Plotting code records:
___
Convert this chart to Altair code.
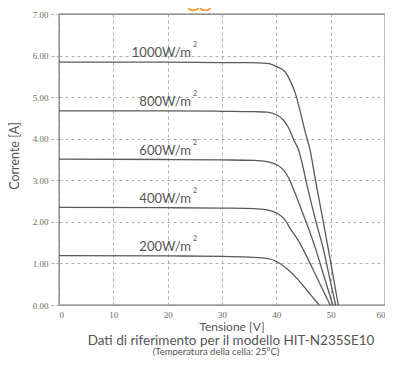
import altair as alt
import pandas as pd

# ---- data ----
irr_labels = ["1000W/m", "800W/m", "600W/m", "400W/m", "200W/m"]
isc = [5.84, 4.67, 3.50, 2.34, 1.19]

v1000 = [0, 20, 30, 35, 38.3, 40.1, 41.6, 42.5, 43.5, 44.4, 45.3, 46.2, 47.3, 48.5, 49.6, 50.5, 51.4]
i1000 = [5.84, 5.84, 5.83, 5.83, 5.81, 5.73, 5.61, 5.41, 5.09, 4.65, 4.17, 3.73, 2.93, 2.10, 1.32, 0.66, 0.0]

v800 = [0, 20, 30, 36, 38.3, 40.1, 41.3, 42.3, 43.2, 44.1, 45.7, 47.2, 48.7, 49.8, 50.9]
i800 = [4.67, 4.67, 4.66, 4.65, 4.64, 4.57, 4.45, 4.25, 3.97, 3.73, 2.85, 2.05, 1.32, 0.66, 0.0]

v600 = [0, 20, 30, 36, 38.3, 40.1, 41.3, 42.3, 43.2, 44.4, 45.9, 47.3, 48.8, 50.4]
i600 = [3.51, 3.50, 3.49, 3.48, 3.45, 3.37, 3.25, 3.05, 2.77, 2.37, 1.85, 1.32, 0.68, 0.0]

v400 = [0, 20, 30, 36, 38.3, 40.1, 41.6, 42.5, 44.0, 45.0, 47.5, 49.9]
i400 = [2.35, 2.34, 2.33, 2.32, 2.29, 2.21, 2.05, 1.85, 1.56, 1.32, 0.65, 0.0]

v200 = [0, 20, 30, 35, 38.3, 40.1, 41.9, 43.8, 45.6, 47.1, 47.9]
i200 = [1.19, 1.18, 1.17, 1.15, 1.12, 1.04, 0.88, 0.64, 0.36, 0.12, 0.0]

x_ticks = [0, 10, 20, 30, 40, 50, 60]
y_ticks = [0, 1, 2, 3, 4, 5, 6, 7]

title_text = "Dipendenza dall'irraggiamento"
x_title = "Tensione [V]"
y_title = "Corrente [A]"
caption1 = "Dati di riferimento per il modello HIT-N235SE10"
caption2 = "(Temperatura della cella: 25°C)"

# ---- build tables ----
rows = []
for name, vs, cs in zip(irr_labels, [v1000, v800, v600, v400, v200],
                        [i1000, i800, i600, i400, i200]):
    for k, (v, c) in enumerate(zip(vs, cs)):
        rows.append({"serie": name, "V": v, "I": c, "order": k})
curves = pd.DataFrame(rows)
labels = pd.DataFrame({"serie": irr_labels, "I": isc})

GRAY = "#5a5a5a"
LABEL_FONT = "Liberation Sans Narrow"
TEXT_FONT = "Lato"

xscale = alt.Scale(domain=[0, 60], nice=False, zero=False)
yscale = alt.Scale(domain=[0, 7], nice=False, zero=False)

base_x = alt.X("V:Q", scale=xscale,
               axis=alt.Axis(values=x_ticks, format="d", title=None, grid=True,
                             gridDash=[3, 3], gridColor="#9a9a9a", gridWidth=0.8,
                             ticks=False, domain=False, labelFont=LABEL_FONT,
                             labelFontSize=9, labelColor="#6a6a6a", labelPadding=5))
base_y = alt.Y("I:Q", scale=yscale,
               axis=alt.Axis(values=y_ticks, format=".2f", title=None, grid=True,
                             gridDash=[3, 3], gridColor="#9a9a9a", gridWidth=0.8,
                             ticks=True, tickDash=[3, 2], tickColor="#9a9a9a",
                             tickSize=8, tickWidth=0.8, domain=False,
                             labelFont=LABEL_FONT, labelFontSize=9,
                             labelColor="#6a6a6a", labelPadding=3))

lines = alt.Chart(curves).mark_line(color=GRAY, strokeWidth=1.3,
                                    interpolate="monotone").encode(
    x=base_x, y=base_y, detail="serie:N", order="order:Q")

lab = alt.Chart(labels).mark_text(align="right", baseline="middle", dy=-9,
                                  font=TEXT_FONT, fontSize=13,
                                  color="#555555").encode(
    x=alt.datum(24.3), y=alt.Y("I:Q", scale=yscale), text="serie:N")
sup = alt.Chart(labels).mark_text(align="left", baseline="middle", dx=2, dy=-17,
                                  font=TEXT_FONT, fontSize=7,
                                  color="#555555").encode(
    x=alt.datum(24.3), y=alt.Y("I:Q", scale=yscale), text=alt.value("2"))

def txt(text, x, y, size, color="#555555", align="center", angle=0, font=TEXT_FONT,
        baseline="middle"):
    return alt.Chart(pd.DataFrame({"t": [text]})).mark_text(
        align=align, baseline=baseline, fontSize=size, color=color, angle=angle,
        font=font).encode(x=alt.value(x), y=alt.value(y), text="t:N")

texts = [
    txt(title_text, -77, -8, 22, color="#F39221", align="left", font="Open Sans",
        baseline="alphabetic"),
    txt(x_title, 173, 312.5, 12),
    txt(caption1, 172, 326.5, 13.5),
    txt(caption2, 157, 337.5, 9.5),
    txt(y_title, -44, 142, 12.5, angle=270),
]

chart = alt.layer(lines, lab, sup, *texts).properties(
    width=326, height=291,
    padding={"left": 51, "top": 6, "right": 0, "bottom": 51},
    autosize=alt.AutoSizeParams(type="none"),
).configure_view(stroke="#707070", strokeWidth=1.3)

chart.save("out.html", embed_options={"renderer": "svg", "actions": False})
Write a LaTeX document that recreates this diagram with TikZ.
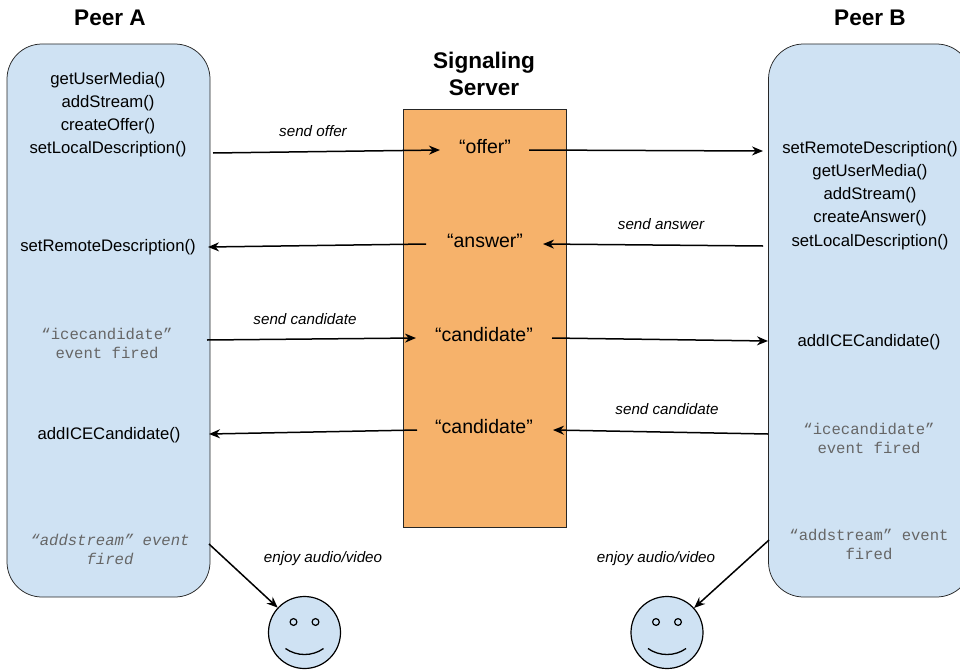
___
Required work: Give every line above again exactly, with no pictures.

Reply to the task:
Convert this chart to Altair code.
import altair as alt
import pandas as pd

# ---- data ----
irr_labels = ["1000W/m", "800W/m", "600W/m", "400W/m", "200W/m"]
isc = [5.84, 4.67, 3.50, 2.34, 1.19]

v1000 = [0, 20, 30, 35, 38.3, 40.1, 41.6, 42.5, 43.5, 44.4, 45.3, 46.2, 47.3, 48.5, 49.6, 50.5, 51.4]
i1000 = [5.84, 5.84, 5.83, 5.83, 5.81, 5.73, 5.61, 5.41, 5.09, 4.65, 4.17, 3.73, 2.93, 2.10, 1.32, 0.66, 0.0]

v800 = [0, 20, 30, 36, 38.3, 40.1, 41.3, 42.3, 43.2, 44.1, 45.7, 47.2, 48.7, 49.8, 50.9]
i800 = [4.67, 4.67, 4.66, 4.65, 4.64, 4.57, 4.45, 4.25, 3.97, 3.73, 2.85, 2.05, 1.32, 0.66, 0.0]

v600 = [0, 20, 30, 36, 38.3, 40.1, 41.3, 42.3, 43.2, 44.4, 45.9, 47.3, 48.8, 50.4]
i600 = [3.51, 3.50, 3.49, 3.48, 3.45, 3.37, 3.25, 3.05, 2.77, 2.37, 1.85, 1.32, 0.68, 0.0]

v400 = [0, 20, 30, 36, 38.3, 40.1, 41.6, 42.5, 44.0, 45.0, 47.5, 49.9]
i400 = [2.35, 2.34, 2.33, 2.32, 2.29, 2.21, 2.05, 1.85, 1.56, 1.32, 0.65, 0.0]

v200 = [0, 20, 30, 35, 38.3, 40.1, 41.9, 43.8, 45.6, 47.1, 47.9]
i200 = [1.19, 1.18, 1.17, 1.15, 1.12, 1.04, 0.88, 0.64, 0.36, 0.12, 0.0]

x_ticks = [0, 10, 20, 30, 40, 50, 60]
y_ticks = [0, 1, 2, 3, 4, 5, 6, 7]

title_text = "Dipendenza dall'irraggiamento"
x_title = "Tensione [V]"
y_title = "Corrente [A]"
caption1 = "Dati di riferimento per il modello HIT-N235SE10"
caption2 = "(Temperatura della cella: 25°C)"

# ---- build tables ----
rows = []
for name, vs, cs in zip(irr_labels, [v1000, v800, v600, v400, v200],
                        [i1000, i800, i600, i400, i200]):
    for k, (v, c) in enumerate(zip(vs, cs)):
        rows.append({"serie": name, "V": v, "I": c, "order": k})
curves = pd.DataFrame(rows)
labels = pd.DataFrame({"serie": irr_labels, "I": isc})

GRAY = "#5a5a5a"
LABEL_FONT = "Liberation Sans Narrow"
TEXT_FONT = "Lato"

xscale = alt.Scale(domain=[0, 60], nice=False, zero=False)
yscale = alt.Scale(domain=[0, 7], nice=False, zero=False)

base_x = alt.X("V:Q", scale=xscale,
               axis=alt.Axis(values=x_ticks, format="d", title=None, grid=True,
                             gridDash=[3, 3], gridColor="#9a9a9a", gridWidth=0.8,
                             ticks=False, domain=False, labelFont=LABEL_FONT,
                             labelFontSize=9, labelColor="#6a6a6a", labelPadding=5))
base_y = alt.Y("I:Q", scale=yscale,
               axis=alt.Axis(values=y_ticks, format=".2f", title=None, grid=True,
                             gridDash=[3, 3], gridColor="#9a9a9a", gridWidth=0.8,
                             ticks=True, tickDash=[3, 2], tickColor="#9a9a9a",
                             tickSize=8, tickWidth=0.8, domain=False,
                             labelFont=LABEL_FONT, labelFontSize=9,
                             labelColor="#6a6a6a", labelPadding=3))

lines = alt.Chart(curves).mark_line(color=GRAY, strokeWidth=1.3,
                                    interpolate="monotone").encode(
    x=base_x, y=base_y, detail="serie:N", order="order:Q")

lab = alt.Chart(labels).mark_text(align="right", baseline="middle", dy=-9,
                                  font=TEXT_FONT, fontSize=13,
                                  color="#555555").encode(
    x=alt.datum(24.3), y=alt.Y("I:Q", scale=yscale), text="serie:N")
sup = alt.Chart(labels).mark_text(align="left", baseline="middle", dx=2, dy=-17,
                                  font=TEXT_FONT, fontSize=7,
                                  color="#555555").encode(
    x=alt.datum(24.3), y=alt.Y("I:Q", scale=yscale), text=alt.value("2"))

def txt(text, x, y, size, color="#555555", align="center", angle=0, font=TEXT_FONT,
        baseline="middle"):
    return alt.Chart(pd.DataFrame({"t": [text]})).mark_text(
        align=align, baseline=baseline, fontSize=size, color=color, angle=angle,
        font=font).encode(x=alt.value(x), y=alt.value(y), text="t:N")

texts = [
    txt(title_text, -77, -8, 22, color="#F39221", align="left", font="Open Sans",
        baseline="alphabetic"),
    txt(x_title, 173, 312.5, 12),
    txt(caption1, 172, 326.5, 13.5),
    txt(caption2, 157, 337.5, 9.5),
    txt(y_title, -44, 142, 12.5, angle=270),
]

chart = alt.layer(lines, lab, sup, *texts).properties(
    width=326, height=291,
    padding={"left": 51, "top": 6, "right": 0, "bottom": 51},
    autosize=alt.AutoSizeParams(type="none"),
).configure_view(stroke="#707070", strokeWidth=1.3)

chart.save("out.html", embed_options={"renderer": "svg", "actions": False})
Write a LaTeX document that recreates this diagram with TikZ.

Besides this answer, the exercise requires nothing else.